SWIFT's support for Ray essentially uses a combination of @worker and @function annotations. The worker specifies Ray cluster roles, and function specifies how to distribute data.

The function annotation has several additional parameters:

    @staticmethod
    def function(group: str,
                 dispatch: Union[Literal['slice', 'all'], Callable] = 'all',
                 execute: Literal['first', 'all'] = 'all',
                 collect: Union[Literal['none', 'flatten'], Callable] = 'none'):
  • dispatch: How to distribute call input parameters

    • slice: Split the input parameters, meaning workers execute with load balancing
    • all: All workers receive identical input parameters
    • Custom slicing method, format:
          def my_custom_slice(n, i, data):
              # n is the number of workers, i is the current worker index, data is the original input parameters
              # Return the input parameters for the i-th worker
  • execute: How to execute

    • first: Execute on rank0; slice and Callable slicing methods are invalid in this case
    • all: Execute on all
  • collect: How to collect returned data

    • none: Return as-is, format is a list of return values from each worker
    • flatten: Flatten the results returned by workers, supports tuple flattening
    • Callable: Custom collect method, format:
          def my_custom_collect(result):
              # result is a list returned by each worker
              # Return in your desired format

Parameter Settings

After explaining the technical details, we can configure the parameters.

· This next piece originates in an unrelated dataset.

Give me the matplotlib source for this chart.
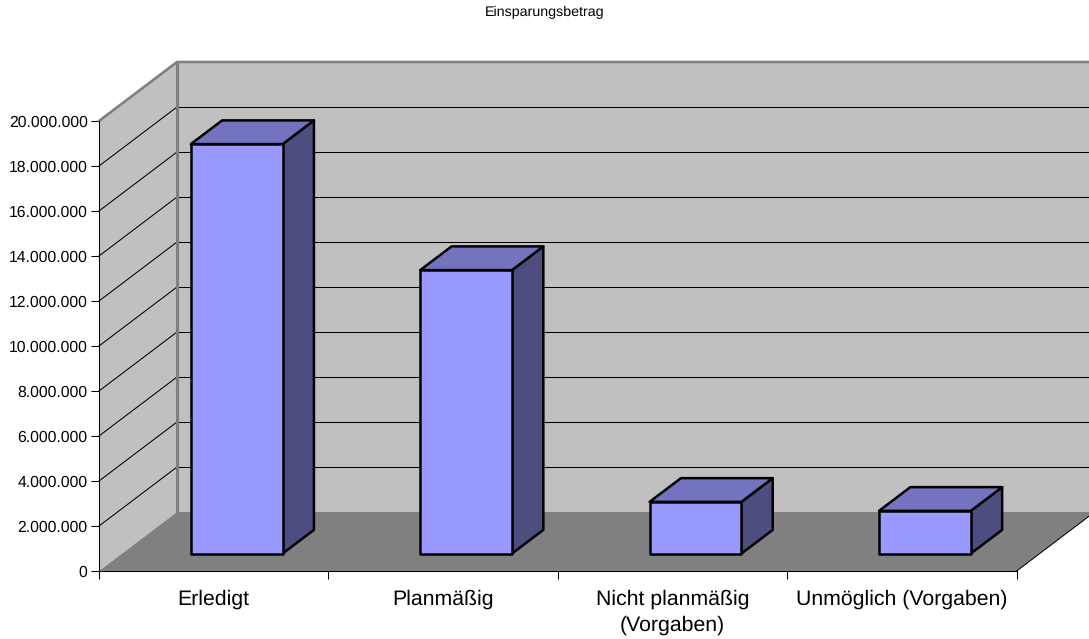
import matplotlib
matplotlib.use('Agg')
import matplotlib.pyplot as plt
from matplotlib.patches import Polygon

categorias = ['Erledigt', 'Planmäßig', 'Nicht planmäßig\n(Vorgaben)', 'Unmöglich (Vorgaben)']
einsparung = [18200000, 12600000, 2300000, 1900000]
y_ticks = [0, 2000000, 4000000, 6000000, 8000000, 10000000, 12000000, 14000000, 16000000, 18000000, 20000000]
y_labels = ['0', '2.000.000', '4.000.000', '6.000.000', '8.000.000', '10.000.000',
            '12.000.000', '14.000.000', '16.000.000', '18.000.000', '20.000.000']
titel = 'Einsparungsbetrag'

plt.rcParams['font.family'] = ['Liberation Sans', 'DejaVu Sans']
plt.rcParams['text.hinting'] = 'no_hinting'

# oblique projection: depth 0 is the front of the floor, depth 1 the back wall
TIEFE_X = 0.34
TIEFE_Y = 2622000
BALKEN_BREITE = 0.4
BALKEN_VORNE = 0.295
BALKEN_HINTEN = 0.697


def proj(x, y, z=0.0):
    return (x + z * TIEFE_X, y + z * TIEFE_Y)


def linie(pts, **kw):
    ax.plot([p[0] for p in pts], [p[1] for p in pts], **kw)


fig = plt.figure(figsize=(10.89, 6.39), dpi=100, facecolor='white')
ax = fig.add_axes([0, 0, 1, 1])
ax.patch.set_visible(False)
ax.set_xlim(-99 / 229.4, 990 / 229.4)
ax.set_ylim(-68 / 22.5 * 1e6, 571 / 22.5 * 1e6)

n = len(categorias)
y_max = y_ticks[-1]

# walls and floor
ax.add_patch(Polygon([proj(0, 0), proj(0, y_max), proj(0, y_max, 1), proj(0, 0, 1)],
                     facecolor='#c0c0c0', edgecolor='none', zorder=1))
ax.add_patch(Polygon([proj(0, 0, 1), proj(0, y_max, 1), proj(n, y_max, 1), proj(n, 0, 1)],
                     facecolor='#c0c0c0', edgecolor='none', zorder=1))
ax.add_patch(Polygon([proj(0, 0), proj(n, 0), proj(n, 0, 1), proj(0, 0, 1)],
                     facecolor='#808080', edgecolor='none', zorder=1))

# gridlines run along the side wall and across the back wall
for v in y_ticks[1:-1]:
    linie([proj(0, v), proj(0, v, 1)], color='black', lw=0.75, zorder=2)
    linie([proj(0, v, 1), proj(n, v, 1)], color='black', lw=0.75, zorder=2)

# grey wall frame
linie([proj(0, y_max), proj(0, y_max, 1), proj(n, y_max, 1)], color='#808080', lw=1.9, zorder=3)
linie([proj(0, y_max, 1), proj(0, 0, 1)], color='#808080', lw=2.2, zorder=3)

# edge of the floor on the right
linie([proj(n, 0), proj(n, 0, 1)], color='black', lw=0.75, zorder=3)

# columns
for i, wert in enumerate(einsparung):
    x0 = i + 0.5 - BALKEN_BREITE / 2
    x1 = i + 0.5 + BALKEN_BREITE / 2
    z0, z1 = BALKEN_VORNE, BALKEN_HINTEN
    flaechen = [
        ([proj(x1, 0, z0), proj(x1, wert, z0), proj(x1, wert, z1), proj(x1, 0, z1)], '#4d4d80'),
        ([proj(x0, wert, z0), proj(x1, wert, z0), proj(x1, wert, z1), proj(x0, wert, z1)], '#7373bf'),
        ([proj(x0, 0, z0), proj(x1, 0, z0), proj(x1, wert, z0), proj(x0, wert, z0)], '#9999ff'),
    ]
    for pts, farbe in flaechen:
        ax.add_patch(Polygon(pts, facecolor=farbe, edgecolor='black', lw=1.8,
                             joinstyle='round', zorder=4))

# axes sit on the front edge of the floor
for s in ['top', 'right']:
    ax.spines[s].set_visible(False)
ax.spines['left'].set_position(('data', 0))
ax.spines['left'].set_bounds(0, y_max)
ax.spines['bottom'].set_position(('data', 0))
ax.spines['bottom'].set_bounds(0, n)
for s in ['left', 'bottom']:
    ax.spines[s].set_linewidth(0.75)
    ax.spines[s].set_zorder(5)

ax.set_yticks(y_ticks, labels=y_labels)
ax.tick_params(axis='y', length=6, width=0.75, pad=2.2, labelsize=11.3, colors='black')
ax.set_xticks(range(n + 1), labels=[''] * (n + 1))
ax.set_xticks([i + 0.5 for i in range(n)], labels=categorias, minor=True)
ax.tick_params(axis='x', which='major', length=6, width=0.75)
ax.tick_params(axis='x', which='minor', length=0, pad=13, labelsize=15.3)
for lab in ax.get_xticklabels(minor=True):
    lab.set_linespacing(1.42)

fig.text(545 / 1089, 1 - 12 / 639, titel, fontsize=10.3, ha='center', va='center', color='black')

fig.savefig('out.png', dpi=100, facecolor='white')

Developers can set different hardware configurations according to the role list in different processes. For example, in the sampling function, there are three roles: sampler, prm, orm. You can configure them like this:

device_groups:
  nproc_per_node: 4
  sample_group:
    device: GPU
    ranks: list(range(0, 2))
    workers:
      - sampler
  rm_group:
    device: GPU
    ranks: list(range(2, 4))
    workers:
      - prm
      - orm
  • nproc_per_node: The minimum number of GPUs per node required in the Ray cluster.
  • xxx_group: The name of each Ray group, can be specified arbitrarily
    • device: Device type, currently supports GPU/CPU, etc.
    • ranks: Which ranks are allocated to the current group. If CPU, ranks can only be an integer representing the total number of processes needed. If GPU, can be in formats like [0,1,2,3], 4, list(range(0, 4)), etc.
    • workers: Which roles are allocated to the current group.

All available roles can be found in the table at the top of this document.

If using the command line, device_groups can also be passed as --device_groups xxx, where xxx is a JSON string. For configuration simplicity, we strongly recommend using YAML format in conjunction with Ray.